- _WHAT THE EXERCISE ASKS_: Your answer should be a single number: how many lines in the data below hold the string "matplotlib".

- _SOURCE MATERIAL_:
□ □ □ □

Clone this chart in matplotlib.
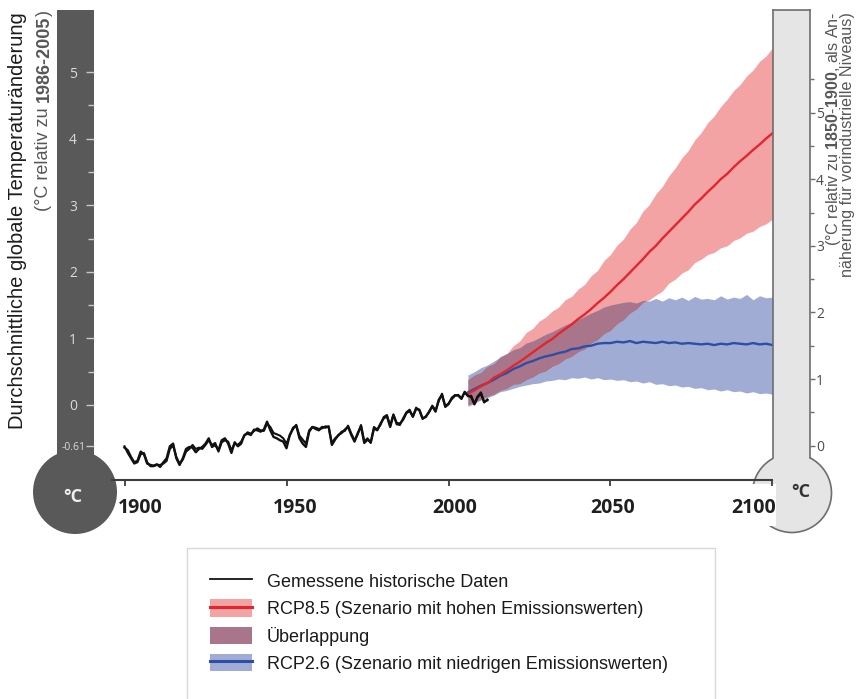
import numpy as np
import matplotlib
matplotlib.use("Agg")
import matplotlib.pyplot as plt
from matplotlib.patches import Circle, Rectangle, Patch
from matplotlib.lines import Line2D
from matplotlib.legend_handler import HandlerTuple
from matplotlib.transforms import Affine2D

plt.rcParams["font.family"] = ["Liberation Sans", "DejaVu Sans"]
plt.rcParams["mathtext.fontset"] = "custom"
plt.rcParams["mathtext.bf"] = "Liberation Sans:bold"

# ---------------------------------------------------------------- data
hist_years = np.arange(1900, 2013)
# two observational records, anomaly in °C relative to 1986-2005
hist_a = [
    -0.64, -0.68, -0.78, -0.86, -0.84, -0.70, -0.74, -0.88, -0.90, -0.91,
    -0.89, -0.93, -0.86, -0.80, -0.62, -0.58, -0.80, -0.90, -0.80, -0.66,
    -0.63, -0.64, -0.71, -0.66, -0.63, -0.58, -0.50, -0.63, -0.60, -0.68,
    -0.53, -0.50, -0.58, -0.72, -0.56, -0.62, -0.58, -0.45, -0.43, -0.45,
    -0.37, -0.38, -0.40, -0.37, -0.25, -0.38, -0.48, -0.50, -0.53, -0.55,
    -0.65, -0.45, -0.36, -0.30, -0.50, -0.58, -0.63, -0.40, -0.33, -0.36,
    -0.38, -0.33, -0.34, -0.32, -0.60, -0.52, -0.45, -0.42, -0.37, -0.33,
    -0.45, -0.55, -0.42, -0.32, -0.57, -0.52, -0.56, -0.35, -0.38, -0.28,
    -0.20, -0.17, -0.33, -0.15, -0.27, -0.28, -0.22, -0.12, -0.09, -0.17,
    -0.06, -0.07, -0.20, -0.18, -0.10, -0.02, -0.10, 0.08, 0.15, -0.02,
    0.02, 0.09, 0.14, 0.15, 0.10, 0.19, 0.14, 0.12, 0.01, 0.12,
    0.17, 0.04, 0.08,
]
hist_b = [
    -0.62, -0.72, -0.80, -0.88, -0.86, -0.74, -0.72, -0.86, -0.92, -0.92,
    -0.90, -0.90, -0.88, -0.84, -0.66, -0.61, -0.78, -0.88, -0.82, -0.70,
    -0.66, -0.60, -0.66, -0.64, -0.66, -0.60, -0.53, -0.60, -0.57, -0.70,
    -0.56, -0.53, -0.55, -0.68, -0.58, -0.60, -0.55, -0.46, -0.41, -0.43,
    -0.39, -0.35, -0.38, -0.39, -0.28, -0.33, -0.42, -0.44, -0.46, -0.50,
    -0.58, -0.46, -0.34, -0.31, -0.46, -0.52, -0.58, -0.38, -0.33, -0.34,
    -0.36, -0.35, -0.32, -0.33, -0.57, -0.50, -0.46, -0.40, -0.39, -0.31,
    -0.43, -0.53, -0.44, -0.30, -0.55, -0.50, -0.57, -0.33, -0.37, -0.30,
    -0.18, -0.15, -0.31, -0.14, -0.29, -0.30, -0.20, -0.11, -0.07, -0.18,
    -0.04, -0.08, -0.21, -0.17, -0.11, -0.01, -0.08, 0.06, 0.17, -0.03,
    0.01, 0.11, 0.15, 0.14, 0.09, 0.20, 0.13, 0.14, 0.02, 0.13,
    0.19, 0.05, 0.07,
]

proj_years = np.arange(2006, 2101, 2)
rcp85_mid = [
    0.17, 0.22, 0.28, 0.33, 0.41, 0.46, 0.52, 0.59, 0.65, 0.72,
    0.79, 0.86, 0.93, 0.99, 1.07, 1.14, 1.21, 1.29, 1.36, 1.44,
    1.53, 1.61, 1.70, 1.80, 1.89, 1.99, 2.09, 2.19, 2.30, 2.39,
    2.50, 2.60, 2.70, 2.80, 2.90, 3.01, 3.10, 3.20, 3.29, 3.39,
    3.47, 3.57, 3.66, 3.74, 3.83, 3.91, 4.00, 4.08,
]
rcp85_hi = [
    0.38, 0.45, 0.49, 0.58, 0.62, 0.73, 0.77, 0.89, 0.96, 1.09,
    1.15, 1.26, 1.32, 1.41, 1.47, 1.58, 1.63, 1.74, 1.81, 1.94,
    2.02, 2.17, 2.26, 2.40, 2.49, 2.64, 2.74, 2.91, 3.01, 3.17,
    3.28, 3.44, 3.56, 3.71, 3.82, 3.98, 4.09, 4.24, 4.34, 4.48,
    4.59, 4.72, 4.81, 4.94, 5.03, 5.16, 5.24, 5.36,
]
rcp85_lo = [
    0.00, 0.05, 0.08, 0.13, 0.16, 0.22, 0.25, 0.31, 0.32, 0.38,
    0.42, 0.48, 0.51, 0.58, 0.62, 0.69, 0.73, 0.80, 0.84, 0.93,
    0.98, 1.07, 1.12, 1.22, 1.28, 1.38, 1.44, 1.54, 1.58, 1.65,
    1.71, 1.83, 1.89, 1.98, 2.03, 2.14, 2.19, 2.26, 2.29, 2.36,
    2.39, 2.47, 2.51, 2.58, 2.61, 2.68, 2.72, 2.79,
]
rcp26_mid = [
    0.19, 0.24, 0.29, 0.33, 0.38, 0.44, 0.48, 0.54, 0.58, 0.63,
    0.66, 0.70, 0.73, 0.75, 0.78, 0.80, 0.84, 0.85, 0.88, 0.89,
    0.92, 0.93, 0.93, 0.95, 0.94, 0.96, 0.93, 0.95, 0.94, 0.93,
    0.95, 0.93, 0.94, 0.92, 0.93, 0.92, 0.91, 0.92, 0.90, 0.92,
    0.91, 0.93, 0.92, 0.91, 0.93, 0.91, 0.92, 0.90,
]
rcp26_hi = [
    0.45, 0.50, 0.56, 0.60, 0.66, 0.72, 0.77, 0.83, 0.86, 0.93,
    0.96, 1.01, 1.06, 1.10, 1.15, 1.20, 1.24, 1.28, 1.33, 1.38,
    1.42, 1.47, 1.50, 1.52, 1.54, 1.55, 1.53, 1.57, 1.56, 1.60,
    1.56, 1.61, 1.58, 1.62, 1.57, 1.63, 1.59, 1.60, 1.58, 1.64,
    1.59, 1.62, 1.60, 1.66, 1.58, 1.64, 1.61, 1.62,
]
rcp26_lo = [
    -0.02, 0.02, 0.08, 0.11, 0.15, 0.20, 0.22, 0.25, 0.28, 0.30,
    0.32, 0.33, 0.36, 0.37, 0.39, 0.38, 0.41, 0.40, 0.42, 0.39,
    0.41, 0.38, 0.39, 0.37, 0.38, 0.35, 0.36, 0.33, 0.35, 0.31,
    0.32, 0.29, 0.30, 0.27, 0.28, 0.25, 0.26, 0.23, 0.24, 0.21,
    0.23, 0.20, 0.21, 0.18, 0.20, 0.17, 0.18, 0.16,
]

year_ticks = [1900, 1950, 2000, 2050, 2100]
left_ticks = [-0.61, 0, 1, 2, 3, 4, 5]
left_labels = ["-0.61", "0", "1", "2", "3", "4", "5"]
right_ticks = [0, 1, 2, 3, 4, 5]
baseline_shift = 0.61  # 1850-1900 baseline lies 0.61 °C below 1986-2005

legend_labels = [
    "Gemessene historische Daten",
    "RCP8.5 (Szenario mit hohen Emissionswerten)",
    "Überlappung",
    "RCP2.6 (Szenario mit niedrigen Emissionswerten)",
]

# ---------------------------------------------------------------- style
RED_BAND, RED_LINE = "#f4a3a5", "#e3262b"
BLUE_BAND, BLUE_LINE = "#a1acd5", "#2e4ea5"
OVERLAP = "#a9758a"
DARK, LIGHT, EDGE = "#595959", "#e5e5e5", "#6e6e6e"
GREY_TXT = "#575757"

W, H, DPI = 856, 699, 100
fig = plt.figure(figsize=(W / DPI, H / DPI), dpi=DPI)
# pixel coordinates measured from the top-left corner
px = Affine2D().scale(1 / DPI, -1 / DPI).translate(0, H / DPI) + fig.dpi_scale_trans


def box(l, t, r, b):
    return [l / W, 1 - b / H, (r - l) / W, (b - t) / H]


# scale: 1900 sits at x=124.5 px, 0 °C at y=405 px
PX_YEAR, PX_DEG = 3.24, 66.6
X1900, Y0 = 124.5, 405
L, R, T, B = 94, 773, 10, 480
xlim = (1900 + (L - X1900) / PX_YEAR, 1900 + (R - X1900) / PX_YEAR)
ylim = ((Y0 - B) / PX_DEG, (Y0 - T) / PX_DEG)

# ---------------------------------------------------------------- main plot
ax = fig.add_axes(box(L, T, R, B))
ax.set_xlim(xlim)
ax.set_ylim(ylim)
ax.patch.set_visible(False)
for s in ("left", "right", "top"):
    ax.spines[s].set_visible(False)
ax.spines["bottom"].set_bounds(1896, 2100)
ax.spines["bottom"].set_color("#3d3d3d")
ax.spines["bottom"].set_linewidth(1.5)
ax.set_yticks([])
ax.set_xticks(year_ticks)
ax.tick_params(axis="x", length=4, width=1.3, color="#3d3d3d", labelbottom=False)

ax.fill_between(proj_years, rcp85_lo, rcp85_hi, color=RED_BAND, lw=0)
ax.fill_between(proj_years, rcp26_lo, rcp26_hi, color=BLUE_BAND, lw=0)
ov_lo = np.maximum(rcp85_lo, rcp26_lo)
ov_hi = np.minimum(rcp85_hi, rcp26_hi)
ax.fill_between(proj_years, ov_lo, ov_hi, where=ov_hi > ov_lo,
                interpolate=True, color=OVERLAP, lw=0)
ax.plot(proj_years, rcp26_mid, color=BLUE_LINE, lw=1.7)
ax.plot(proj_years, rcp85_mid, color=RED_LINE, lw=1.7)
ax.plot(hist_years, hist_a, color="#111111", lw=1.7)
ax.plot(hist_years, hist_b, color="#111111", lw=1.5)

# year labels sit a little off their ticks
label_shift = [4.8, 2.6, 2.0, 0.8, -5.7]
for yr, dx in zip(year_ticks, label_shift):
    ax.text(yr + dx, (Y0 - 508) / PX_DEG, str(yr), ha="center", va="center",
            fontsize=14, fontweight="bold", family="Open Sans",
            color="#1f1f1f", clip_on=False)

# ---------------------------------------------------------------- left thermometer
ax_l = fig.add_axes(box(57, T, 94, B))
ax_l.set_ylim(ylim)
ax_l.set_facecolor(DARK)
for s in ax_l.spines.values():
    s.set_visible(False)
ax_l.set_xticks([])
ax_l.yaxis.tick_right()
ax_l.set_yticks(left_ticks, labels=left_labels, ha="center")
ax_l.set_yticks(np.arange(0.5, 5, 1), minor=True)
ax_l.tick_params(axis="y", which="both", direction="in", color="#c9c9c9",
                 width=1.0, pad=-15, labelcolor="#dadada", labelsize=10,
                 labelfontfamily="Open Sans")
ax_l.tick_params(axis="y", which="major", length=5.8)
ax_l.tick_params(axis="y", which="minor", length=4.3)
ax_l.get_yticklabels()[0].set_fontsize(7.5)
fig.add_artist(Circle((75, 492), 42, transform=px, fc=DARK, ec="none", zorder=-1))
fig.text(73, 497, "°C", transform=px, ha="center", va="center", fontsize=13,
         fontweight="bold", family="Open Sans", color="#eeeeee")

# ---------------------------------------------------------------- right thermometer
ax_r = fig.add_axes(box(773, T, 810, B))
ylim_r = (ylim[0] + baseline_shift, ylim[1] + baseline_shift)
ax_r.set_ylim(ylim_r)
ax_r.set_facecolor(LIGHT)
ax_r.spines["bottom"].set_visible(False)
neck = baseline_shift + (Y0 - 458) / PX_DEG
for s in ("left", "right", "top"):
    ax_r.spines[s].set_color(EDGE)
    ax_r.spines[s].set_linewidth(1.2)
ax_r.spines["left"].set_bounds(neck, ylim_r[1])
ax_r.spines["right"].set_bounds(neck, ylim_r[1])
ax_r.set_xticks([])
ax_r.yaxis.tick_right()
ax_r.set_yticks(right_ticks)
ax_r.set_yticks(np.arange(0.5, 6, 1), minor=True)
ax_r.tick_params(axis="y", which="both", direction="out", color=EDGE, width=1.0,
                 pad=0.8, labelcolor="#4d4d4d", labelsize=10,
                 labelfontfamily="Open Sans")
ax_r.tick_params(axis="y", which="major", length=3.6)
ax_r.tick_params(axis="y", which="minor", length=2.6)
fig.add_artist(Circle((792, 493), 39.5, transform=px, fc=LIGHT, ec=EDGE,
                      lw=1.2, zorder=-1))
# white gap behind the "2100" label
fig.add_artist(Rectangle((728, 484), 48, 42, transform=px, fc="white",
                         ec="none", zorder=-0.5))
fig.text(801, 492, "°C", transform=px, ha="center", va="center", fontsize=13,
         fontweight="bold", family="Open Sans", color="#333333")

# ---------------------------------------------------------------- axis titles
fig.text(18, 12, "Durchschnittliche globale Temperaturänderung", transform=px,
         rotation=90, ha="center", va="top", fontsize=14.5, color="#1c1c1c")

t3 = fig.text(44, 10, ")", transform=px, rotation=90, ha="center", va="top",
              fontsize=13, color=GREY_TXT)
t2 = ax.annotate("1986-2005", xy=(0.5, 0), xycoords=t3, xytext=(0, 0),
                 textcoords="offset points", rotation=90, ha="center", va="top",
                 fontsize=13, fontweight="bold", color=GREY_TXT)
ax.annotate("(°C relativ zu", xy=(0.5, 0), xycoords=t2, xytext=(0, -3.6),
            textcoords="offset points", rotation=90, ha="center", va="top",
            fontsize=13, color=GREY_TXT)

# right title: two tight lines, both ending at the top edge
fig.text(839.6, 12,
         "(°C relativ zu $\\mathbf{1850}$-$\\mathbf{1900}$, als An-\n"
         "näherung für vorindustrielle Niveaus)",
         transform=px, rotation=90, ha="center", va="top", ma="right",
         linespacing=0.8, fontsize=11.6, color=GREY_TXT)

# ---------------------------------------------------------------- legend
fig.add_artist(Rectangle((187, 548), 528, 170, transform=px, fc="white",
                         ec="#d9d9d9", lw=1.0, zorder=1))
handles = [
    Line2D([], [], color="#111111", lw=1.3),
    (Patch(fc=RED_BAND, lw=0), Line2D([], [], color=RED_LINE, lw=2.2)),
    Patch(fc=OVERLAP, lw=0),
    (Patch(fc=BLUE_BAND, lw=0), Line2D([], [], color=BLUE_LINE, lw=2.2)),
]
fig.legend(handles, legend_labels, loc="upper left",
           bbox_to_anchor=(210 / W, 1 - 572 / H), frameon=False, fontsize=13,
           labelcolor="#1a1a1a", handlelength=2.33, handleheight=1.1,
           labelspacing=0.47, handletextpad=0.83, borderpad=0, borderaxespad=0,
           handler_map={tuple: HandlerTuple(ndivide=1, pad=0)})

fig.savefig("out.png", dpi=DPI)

□ □ □ □

- _ANSWER TO THE TASK_: 8